### SOURCE MATERIAL
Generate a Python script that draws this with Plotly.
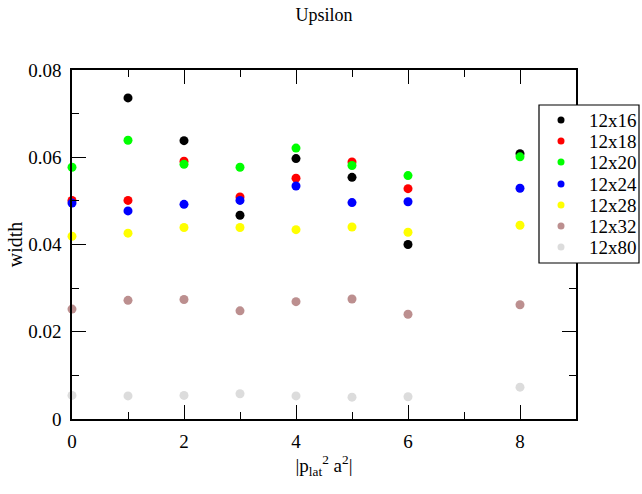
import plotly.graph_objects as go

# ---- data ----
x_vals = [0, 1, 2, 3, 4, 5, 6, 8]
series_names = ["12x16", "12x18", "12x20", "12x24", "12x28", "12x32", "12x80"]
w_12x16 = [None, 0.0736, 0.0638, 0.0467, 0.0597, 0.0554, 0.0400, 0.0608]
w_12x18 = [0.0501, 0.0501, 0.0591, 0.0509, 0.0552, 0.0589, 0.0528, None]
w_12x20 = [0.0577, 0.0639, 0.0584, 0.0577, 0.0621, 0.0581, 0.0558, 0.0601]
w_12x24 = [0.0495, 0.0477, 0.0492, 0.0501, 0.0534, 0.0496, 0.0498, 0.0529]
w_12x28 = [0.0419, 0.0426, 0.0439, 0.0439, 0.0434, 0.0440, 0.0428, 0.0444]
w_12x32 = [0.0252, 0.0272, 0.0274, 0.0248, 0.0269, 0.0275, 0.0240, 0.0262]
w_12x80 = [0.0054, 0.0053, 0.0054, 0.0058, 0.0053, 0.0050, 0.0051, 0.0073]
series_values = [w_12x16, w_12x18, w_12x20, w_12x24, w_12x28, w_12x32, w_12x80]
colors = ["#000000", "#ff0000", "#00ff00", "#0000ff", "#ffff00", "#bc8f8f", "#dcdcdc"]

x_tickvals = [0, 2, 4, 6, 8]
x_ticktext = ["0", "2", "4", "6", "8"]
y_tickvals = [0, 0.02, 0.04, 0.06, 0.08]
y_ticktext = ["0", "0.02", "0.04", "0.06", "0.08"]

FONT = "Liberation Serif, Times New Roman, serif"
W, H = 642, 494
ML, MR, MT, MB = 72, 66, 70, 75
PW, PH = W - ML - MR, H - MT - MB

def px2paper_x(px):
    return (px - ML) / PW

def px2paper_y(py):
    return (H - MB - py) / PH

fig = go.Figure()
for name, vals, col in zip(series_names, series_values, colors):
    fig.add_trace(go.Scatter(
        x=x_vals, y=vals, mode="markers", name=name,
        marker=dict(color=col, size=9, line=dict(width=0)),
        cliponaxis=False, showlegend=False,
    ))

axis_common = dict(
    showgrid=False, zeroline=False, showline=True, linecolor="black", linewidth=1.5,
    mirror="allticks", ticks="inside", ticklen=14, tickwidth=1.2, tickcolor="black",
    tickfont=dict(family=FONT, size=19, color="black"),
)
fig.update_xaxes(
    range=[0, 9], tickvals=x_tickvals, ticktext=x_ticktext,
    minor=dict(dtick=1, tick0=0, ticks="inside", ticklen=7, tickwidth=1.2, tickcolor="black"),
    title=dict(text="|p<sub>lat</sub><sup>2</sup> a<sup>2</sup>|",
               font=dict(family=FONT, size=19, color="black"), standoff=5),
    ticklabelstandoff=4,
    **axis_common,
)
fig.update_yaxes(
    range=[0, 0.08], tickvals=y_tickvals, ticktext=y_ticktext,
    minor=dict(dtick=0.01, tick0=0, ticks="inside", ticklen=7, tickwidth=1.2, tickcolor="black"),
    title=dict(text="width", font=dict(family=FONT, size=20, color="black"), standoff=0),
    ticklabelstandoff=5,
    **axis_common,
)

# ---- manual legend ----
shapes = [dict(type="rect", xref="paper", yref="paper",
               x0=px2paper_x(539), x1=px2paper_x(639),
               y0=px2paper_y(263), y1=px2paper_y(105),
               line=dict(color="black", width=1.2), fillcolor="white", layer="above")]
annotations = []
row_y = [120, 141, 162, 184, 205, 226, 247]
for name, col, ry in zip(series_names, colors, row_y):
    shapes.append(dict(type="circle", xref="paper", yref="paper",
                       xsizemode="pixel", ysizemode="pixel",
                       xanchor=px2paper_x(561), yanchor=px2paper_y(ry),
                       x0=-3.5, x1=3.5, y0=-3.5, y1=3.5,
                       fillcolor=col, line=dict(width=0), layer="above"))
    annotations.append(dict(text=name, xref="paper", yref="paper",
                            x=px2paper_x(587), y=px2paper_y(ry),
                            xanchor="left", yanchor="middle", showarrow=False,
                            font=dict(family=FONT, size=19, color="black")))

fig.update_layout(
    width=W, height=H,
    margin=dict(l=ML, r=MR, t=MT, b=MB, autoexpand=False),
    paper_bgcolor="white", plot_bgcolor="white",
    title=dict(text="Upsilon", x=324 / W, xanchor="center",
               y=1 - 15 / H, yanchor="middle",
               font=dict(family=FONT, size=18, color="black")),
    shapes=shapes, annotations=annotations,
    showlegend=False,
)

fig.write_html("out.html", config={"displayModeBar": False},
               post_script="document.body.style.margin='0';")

### TO DO
Extract the full listing above verbatim; pictures are to be left out of the copy.

### EXERCISE RESPONSE
Generate a Python script that draws this with Plotly.
import plotly.graph_objects as go

# ---- data ----
x_vals = [0, 1, 2, 3, 4, 5, 6, 8]
series_names = ["12x16", "12x18", "12x20", "12x24", "12x28", "12x32", "12x80"]
w_12x16 = [None, 0.0736, 0.0638, 0.0467, 0.0597, 0.0554, 0.0400, 0.0608]
w_12x18 = [0.0501, 0.0501, 0.0591, 0.0509, 0.0552, 0.0589, 0.0528, None]
w_12x20 = [0.0577, 0.0639, 0.0584, 0.0577, 0.0621, 0.0581, 0.0558, 0.0601]
w_12x24 = [0.0495, 0.0477, 0.0492, 0.0501, 0.0534, 0.0496, 0.0498, 0.0529]
w_12x28 = [0.0419, 0.0426, 0.0439, 0.0439, 0.0434, 0.0440, 0.0428, 0.0444]
w_12x32 = [0.0252, 0.0272, 0.0274, 0.0248, 0.0269, 0.0275, 0.0240, 0.0262]
w_12x80 = [0.0054, 0.0053, 0.0054, 0.0058, 0.0053, 0.0050, 0.0051, 0.0073]
series_values = [w_12x16, w_12x18, w_12x20, w_12x24, w_12x28, w_12x32, w_12x80]
colors = ["#000000", "#ff0000", "#00ff00", "#0000ff", "#ffff00", "#bc8f8f", "#dcdcdc"]

x_tickvals = [0, 2, 4, 6, 8]
x_ticktext = ["0", "2", "4", "6", "8"]
y_tickvals = [0, 0.02, 0.04, 0.06, 0.08]
y_ticktext = ["0", "0.02", "0.04", "0.06", "0.08"]

FONT = "Liberation Serif, Times New Roman, serif"
W, H = 642, 494
ML, MR, MT, MB = 72, 66, 70, 75
PW, PH = W - ML - MR, H - MT - MB

def px2paper_x(px):
    return (px - ML) / PW

def px2paper_y(py):
    return (H - MB - py) / PH

fig = go.Figure()
for name, vals, col in zip(series_names, series_values, colors):
    fig.add_trace(go.Scatter(
        x=x_vals, y=vals, mode="markers", name=name,
        marker=dict(color=col, size=9, line=dict(width=0)),
        cliponaxis=False, showlegend=False,
    ))

axis_common = dict(
    showgrid=False, zeroline=False, showline=True, linecolor="black", linewidth=1.5,
    mirror="allticks", ticks="inside", ticklen=14, tickwidth=1.2, tickcolor="black",
    tickfont=dict(family=FONT, size=19, color="black"),
)
fig.update_xaxes(
    range=[0, 9], tickvals=x_tickvals, ticktext=x_ticktext,
    minor=dict(dtick=1, tick0=0, ticks="inside", ticklen=7, tickwidth=1.2, tickcolor="black"),
    title=dict(text="|p<sub>lat</sub><sup>2</sup> a<sup>2</sup>|",
               font=dict(family=FONT, size=19, color="black"), standoff=5),
    ticklabelstandoff=4,
    **axis_common,
)
fig.update_yaxes(
    range=[0, 0.08], tickvals=y_tickvals, ticktext=y_ticktext,
    minor=dict(dtick=0.01, tick0=0, ticks="inside", ticklen=7, tickwidth=1.2, tickcolor="black"),
    title=dict(text="width", font=dict(family=FONT, size=20, color="black"), standoff=0),
    ticklabelstandoff=5,
    **axis_common,
)

# ---- manual legend ----
shapes = [dict(type="rect", xref="paper", yref="paper",
               x0=px2paper_x(539), x1=px2paper_x(639),
               y0=px2paper_y(263), y1=px2paper_y(105),
               line=dict(color="black", width=1.2), fillcolor="white", layer="above")]
annotations = []
row_y = [120, 141, 162, 184, 205, 226, 247]
for name, col, ry in zip(series_names, colors, row_y):
    shapes.append(dict(type="circle", xref="paper", yref="paper",
                       xsizemode="pixel", ysizemode="pixel",
                       xanchor=px2paper_x(561), yanchor=px2paper_y(ry),
                       x0=-3.5, x1=3.5, y0=-3.5, y1=3.5,
                       fillcolor=col, line=dict(width=0), layer="above"))
    annotations.append(dict(text=name, xref="paper", yref="paper",
                            x=px2paper_x(587), y=px2paper_y(ry),
                            xanchor="left", yanchor="middle", showarrow=False,
                            font=dict(family=FONT, size=19, color="black")))

fig.update_layout(
    width=W, height=H,
    margin=dict(l=ML, r=MR, t=MT, b=MB, autoexpand=False),
    paper_bgcolor="white", plot_bgcolor="white",
    title=dict(text="Upsilon", x=324 / W, xanchor="center",
               y=1 - 15 / H, yanchor="middle",
               font=dict(family=FONT, size=18, color="black")),
    shapes=shapes, annotations=annotations,
    showlegend=False,
)

fig.write_html("out.html", config={"displayModeBar": False},
               post_script="document.body.style.margin='0';")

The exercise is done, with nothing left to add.